Now the drain operation involving a node with this pod on it is completely risk-free, even with a small grace period.
Performing the drain
After all above checks before a node drain and the manual clean out of the DB-Server have been done successfully, it is safe to perform the drain operation, similar to this command:
kubectl drain gke-draintest-default-pool-394fe601-glts --delete-local-data --ignore-daemonsets --grace-period=300
As described above, the options --delete-local-data
for ArangoDB and
--ignore-daemonsets
for other services have been added. A --grace-period
of
300 seconds has been chosen because for this example we are confident that all the data on our DB-Server pod
can be moved to a different server within 5 minutes. Note that this is
not saying that 300 seconds will always be enough. Regardless of how
much data is stored in the pod, your mileage may vary, moving a terabyte
of data can take considerably longer!
If the highly recommended step of cleaning out a DB-Server manually has been performed beforehand, the grace period can easily be reduced to 60 seconds - at least from the perspective of ArangoDB, since the server is already cleaned out, so it can be dropped readily and there is still no risk.
At the same time, this guarantees now that the drain is completed approximately within a minute.

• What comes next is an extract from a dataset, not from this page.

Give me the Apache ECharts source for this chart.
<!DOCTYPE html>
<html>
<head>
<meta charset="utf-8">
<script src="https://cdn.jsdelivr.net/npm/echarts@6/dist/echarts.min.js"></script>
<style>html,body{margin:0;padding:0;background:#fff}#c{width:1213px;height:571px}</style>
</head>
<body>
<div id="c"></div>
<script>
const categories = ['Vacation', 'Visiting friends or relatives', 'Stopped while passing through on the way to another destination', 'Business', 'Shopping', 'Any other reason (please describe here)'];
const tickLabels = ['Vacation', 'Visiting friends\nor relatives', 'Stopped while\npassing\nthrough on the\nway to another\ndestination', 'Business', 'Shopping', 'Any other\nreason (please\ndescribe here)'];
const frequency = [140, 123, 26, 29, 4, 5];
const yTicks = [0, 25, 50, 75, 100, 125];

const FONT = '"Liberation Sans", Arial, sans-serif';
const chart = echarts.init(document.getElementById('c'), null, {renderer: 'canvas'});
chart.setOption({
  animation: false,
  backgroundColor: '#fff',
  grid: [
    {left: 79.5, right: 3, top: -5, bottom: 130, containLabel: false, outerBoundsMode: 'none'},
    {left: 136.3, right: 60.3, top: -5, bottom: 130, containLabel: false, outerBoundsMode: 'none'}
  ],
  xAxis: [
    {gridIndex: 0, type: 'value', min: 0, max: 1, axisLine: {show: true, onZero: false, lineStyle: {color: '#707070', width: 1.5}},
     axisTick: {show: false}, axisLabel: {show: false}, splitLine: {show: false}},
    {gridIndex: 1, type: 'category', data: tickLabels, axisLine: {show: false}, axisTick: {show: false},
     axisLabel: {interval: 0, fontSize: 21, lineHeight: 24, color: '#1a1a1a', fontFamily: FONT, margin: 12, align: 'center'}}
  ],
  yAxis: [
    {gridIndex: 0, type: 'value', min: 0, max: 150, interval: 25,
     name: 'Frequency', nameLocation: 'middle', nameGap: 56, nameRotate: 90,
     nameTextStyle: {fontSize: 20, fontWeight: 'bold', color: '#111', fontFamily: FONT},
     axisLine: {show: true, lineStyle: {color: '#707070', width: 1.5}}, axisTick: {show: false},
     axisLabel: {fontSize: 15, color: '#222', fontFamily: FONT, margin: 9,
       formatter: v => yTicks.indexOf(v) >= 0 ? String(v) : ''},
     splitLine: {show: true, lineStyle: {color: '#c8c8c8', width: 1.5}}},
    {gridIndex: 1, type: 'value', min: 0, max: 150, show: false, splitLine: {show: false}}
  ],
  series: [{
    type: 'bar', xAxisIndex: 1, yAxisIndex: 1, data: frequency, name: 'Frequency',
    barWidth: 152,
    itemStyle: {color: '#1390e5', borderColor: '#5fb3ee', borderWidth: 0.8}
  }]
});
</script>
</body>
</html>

Things to check after a node drain
After a node has been drained, there will usually be one of the DB-Servers gone from the cluster. As a replacement, another DB-Server has been deployed on a different node, if there is a different node available. If not, the replacement can only be deployed when the maintenance work on the drained node has been completed and it is uncordoned again. In this latter case, one should wait until the node is back up and the replacement pod has been deployed there.
After that, one should perform the same checks as described in things to check before a node drain above.
Finally, it is likely that the shard distribution in the “new” cluster is not balanced out. In particular, the new DB-Server is not automatically used to store shards. We recommend to re-balance the shard distribution, either manually by moving shards or by using the Rebalance Shards button in the Shards tab under NODES in the web UI. This redistribution can take some time again and progress can be monitored in the UI.
After all this has been done, another round of checks should be done before proceeding to drain the next node.